To address the difficulties faced by biotech companies in raising the necessary capital to support their R&D, the profit requirement has been waived under the new Chapter 8A rules.
Thanks to the relatively low threshold for operation duration and profits, a number of companies have already taken advantage of the new regime with successful listings over the past six months. As of November 30, 2018, beyond the two successful listings, nine other biotech companies have also made their listing applications under the new Chapter 18A rules.
Some shareholders are more equal than the others
Xiaomi Corporation and Meituan Dianping are the first two issuers listed in Hong Kong with WVR.
Under the new Chapter 8A of the main board listing rules, the WVR has, among others, the following characteristics:
- The voting power of the shares with weighted voting power (WVR Shares) is capped at 10 times of the voting power of ordinary shares
- WVR shares are non-listing
- Issues of WVR Shares must be capped at the same proportion as that upon listing, unless otherwise approved by the Stock Exchange
The listing applicants for WVR structures are expected to demonstrate the necessary characteristics of innovation and growth and demonstrate the contribution of their proposed beneficiaries of the WVR Shares, who must be members of the applicant’s board of directors.
Apart from the weighted voting power, the WVR Shares have the same right to dividends and liquidation preference as those of the ordinary shares.

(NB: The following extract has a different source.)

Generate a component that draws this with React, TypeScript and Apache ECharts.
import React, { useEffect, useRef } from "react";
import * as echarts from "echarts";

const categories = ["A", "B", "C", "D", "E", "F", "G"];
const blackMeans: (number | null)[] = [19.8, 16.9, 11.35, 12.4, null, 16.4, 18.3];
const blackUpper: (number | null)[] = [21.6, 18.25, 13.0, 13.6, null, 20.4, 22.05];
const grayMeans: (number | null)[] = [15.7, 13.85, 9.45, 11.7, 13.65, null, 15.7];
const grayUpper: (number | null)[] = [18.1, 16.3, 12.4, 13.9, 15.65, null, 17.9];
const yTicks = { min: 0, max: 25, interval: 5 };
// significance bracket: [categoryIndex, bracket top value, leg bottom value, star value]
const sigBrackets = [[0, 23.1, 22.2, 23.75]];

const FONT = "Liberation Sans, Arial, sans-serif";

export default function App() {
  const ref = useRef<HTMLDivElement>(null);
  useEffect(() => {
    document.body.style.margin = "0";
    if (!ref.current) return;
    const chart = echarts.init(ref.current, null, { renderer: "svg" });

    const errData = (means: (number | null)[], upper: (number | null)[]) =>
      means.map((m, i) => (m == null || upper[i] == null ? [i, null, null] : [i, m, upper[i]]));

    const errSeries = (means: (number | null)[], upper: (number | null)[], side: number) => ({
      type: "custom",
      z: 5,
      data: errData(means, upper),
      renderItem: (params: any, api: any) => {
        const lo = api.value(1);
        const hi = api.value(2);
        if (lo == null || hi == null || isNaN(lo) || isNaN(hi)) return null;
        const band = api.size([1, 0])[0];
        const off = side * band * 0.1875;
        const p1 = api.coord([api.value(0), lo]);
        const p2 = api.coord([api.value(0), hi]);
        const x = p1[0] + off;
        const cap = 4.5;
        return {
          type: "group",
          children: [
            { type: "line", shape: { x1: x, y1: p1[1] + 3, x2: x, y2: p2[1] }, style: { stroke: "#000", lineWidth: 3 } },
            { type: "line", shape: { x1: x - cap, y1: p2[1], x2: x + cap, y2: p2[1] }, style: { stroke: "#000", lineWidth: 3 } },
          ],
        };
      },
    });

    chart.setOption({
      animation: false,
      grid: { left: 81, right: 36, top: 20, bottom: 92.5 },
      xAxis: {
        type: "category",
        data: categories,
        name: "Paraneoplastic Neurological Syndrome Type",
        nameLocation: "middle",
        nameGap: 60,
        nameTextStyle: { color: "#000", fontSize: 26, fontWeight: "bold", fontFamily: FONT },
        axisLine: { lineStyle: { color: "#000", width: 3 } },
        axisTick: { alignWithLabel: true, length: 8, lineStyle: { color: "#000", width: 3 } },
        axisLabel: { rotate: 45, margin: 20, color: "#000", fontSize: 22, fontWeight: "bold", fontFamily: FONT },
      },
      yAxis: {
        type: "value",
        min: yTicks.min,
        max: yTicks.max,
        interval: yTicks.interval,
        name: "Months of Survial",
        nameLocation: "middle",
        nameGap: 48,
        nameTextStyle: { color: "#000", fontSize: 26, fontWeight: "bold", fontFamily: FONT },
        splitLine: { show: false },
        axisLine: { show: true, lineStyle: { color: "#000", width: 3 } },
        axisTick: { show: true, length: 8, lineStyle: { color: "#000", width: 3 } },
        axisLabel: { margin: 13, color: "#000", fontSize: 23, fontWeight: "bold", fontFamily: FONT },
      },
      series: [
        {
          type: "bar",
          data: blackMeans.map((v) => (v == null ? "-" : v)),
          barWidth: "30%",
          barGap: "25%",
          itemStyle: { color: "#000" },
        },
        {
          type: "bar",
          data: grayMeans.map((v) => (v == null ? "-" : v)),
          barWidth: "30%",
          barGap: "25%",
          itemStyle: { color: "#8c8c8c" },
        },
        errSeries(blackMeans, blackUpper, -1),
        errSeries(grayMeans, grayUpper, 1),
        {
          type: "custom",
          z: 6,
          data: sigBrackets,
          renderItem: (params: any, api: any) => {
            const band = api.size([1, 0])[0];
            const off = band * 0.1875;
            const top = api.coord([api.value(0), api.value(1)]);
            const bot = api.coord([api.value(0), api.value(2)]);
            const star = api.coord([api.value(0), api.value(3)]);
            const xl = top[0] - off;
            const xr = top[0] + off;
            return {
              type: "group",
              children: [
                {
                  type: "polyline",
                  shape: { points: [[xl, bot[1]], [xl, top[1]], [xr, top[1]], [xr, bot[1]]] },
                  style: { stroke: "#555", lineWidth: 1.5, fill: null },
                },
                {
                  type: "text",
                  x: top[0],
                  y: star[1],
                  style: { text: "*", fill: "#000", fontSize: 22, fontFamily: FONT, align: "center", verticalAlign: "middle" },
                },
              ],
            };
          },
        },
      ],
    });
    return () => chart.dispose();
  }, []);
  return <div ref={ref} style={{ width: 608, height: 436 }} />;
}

Moreover, for certain reserved matters, such as changes to constitutional documents, appointment and removal of auditors and independent non-executive directors, the WVR Shares can only vote on a “one share one vote” basis.

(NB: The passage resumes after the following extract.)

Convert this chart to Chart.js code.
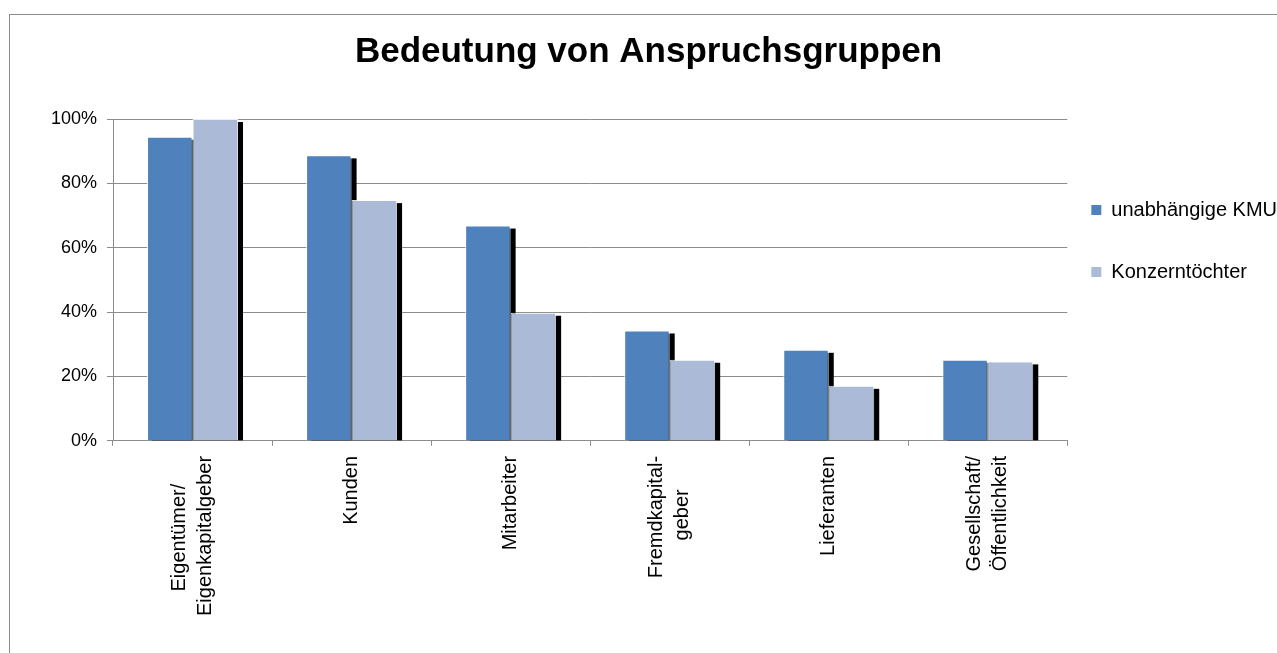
<!DOCTYPE html>
<html>
<head>
<meta charset="utf-8">
<script src="https://cdn.jsdelivr.net/npm/chart.js@4.4.1/dist/chart.umd.min.js"></script>
<style>
html,body{margin:0;padding:0;overflow:hidden;background:#fff;width:1277px;height:653px;}
#frame{position:absolute;left:9px;top:14px;width:1320px;height:720px;border:1px solid #8c8c8c;box-sizing:border-box;}
#c{position:absolute;left:10px;top:15px;}
</style>
</head>
<body>
<div id="frame"></div>
<canvas id="c" width="1277" height="638"></canvas>
<script>
// ---- data ----
const categories = [
  ['Eigentümer/', 'Eigenkapitalgeber'],
  'Kunden',
  'Mitarbeiter',
  ['Fremdkapital-', 'geber'],
  'Lieferanten',
  ['Gesellschaft/', 'Öffentlichkeit']
];
const seriesNames = ['unabhängige KMU', 'Konzerntöchter'];
const unabhaengigeKMU = [94.5, 88.7, 66.9, 34.3, 28.3, 25.2];
const konzerntoechter = [100, 74.8, 39.8, 25.2, 17.1, 24.7];
const yTickValues = [0, 20, 40, 60, 80, 100];

// ---- styling ----
const FAMILY = '"Liberation Sans", Arial, sans-serif';
const GRID = '#8c8c8c';

// centre shorter lines of a multi-line (rotated, right-aligned) label with trailing spaces
const mctx = document.createElement('canvas').getContext('2d');
mctx.font = '20px ' + FAMILY;
function centreLines(lab) {
  if (!Array.isArray(lab)) return lab;
  const ws = lab.map(l => mctx.measureText(l).width);
  const max = Math.max(...ws);
  const sp = mctx.measureText(' ').width;
  return lab.map((l, i) => l + ' '.repeat(Math.round((max - ws[i]) / 2 / sp)));
}
const displayLabels = categories.map(centreLines);

const shadowPlugin = {
  id: 'barShadow',
  beforeDatasetsDraw(chart) {
    const {ctx, chartArea} = chart;
    ctx.save();
    ctx.beginPath();
    ctx.rect(chartArea.left, chartArea.top - 10, chartArea.width + 10, chartArea.height + 10);
    ctx.clip();
    ctx.fillStyle = '#000';
    chart.data.datasets.forEach((ds, i) => {
      chart.getDatasetMeta(i).data.forEach(bar => {
        const p = bar.getProps(['x', 'y', 'base', 'width'], true);
        const dx = 5, dy = 3;
        ctx.fillRect(p.x - p.width / 2 + dx, p.y + dy, p.width, p.base - p.y - dy);
      });
    });
    ctx.restore();
  }
};

const labelCentrePlugin = {
  id: 'labelCentre',
  beforeDraw(chart) {
    const sc = chart.scales.x;
    const items = sc.getLabelItems();
    items.forEach(it => {
      if (Array.isArray(it.label) && !it._centred) {
        it.options.translation[0] -= (it.label.length - 1) * it.font.lineHeight / 2;
        it._centred = true;
      }
    });
  }
};

const legendShiftPlugin = {
  id: 'legendShift',
  afterLayout(chart) {
    const lg = chart.legend;
    const dy = 161;
    lg.top += dy;
    lg.bottom += dy;
  }
};

new Chart(document.getElementById('c'), {
  type: 'bar',
  data: {
    labels: displayLabels,
    datasets: [
      {
        label: seriesNames[0],
        data: unabhaengigeKMU,
        backgroundColor: '#4F81BD',
        borderColor: 'rgba(255,255,255,0.85)',
        borderWidth: 1,
        categoryPercentage: 0.572,
        barPercentage: 1
      },
      {
        label: seriesNames[1],
        data: konzerntoechter,
        backgroundColor: '#AABAD7',
        borderColor: 'rgba(255,255,255,0.85)',
        borderWidth: 1,
        categoryPercentage: 0.572,
        barPercentage: 1
      }
    ]
  },
  options: {
    responsive: false,
    animation: false,
    devicePixelRatio: 1,
    layout: { padding: { left: 0, right: 0, top: 0, bottom: 27 } },
    scales: {
      x: {
        grid: { offset: true, drawOnChartArea: false, drawTicks: true, tickLength: 5, color: GRID },
        border: { display: true, color: GRID },
        ticks: {
          autoSkip: false, minRotation: 90, maxRotation: 90, padding: 10,
          color: '#000', font: { family: FAMILY, size: 20, lineHeight: 1.3 }
        }
      },
      y: {
        min: 0, max: 100,
        afterFit: s => { s.width = 103; },
        afterBuildTicks: s => { s.ticks = yTickValues.map(v => ({ value: v })); },
        grid: { color: GRID, tickLength: 6, drawTicks: true },
        border: { display: true, color: GRID },
        ticks: {
          padding: 10, color: '#000',
          font: { family: FAMILY, size: 18 },
          callback: v => v + '%'
        }
      }
    },
    plugins: {
      title: {
        display: true,
        text: 'Bedeutung von Anspruchsgruppen',
        color: '#000',
        font: { family: FAMILY, size: 35, weight: 'bold', lineHeight: 1.2 },
        padding: { top: 16, bottom: 46 }
      },
      legend: {
        position: 'right',
        align: 'start',
        labels: {
          boxWidth: 10, boxHeight: 10, padding: 24, color: '#000',
          font: { family: FAMILY, size: 20, lineHeight: 1.9 },
          generateLabels: chart => Chart.defaults.plugins.legend.labels.generateLabels(chart).map(it => {
            it.text = [it.text];
            it.lineWidth = 0;
            it.strokeStyle = it.fillStyle;
            return it;
          })
        }
      },
      tooltip: { enabled: false }
    }
  },
  plugins: [shadowPlugin, labelCentrePlugin, legendShiftPlugin]
});
</script>
</body>
</html>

With the introduction of the Chapter 8A, Hong Kong will be competing directly with Nasdaq and The New York Stock Exchange which already uses weighted voting right structures.
Stock Connect boost
Since its launch in November 2014, the Stock Connect scheme is a mutual market access programme between the Hong Kong, Shanghai and Shenzhen Stock Exchanges which allows international and Mainland Chinese investors to trade eligible securities in each other’s markets. On December 9, 2018, the three Stock Exchanges jointly announced that they have reached a consensus on the detailed arrangement for the inclusion of companies with weighted voting rights in Southbound Trading of Stock Connect, which allows PRC institutional investors to trade in shares of companies with WVR in Hong Kong directly. It is expected that the new rules will be implemented in mid-2019.
Trends that will continue to rise in 2019
With a clear regulatory framework dedicated and tailored-made rules governing the listing of biotech companies, it is anticipated that there will be a steady increase of biotech companies listed in Hong Kong, both under the new chapter 18A and the regular listing framework.
The introduction of new rules for the Southbound Trading of Stock Connect, providing access to PRC institutional investors to trade securities of WVR directly, the Hong Kong Stock Exchange will continue to attract quality innovative companies globally.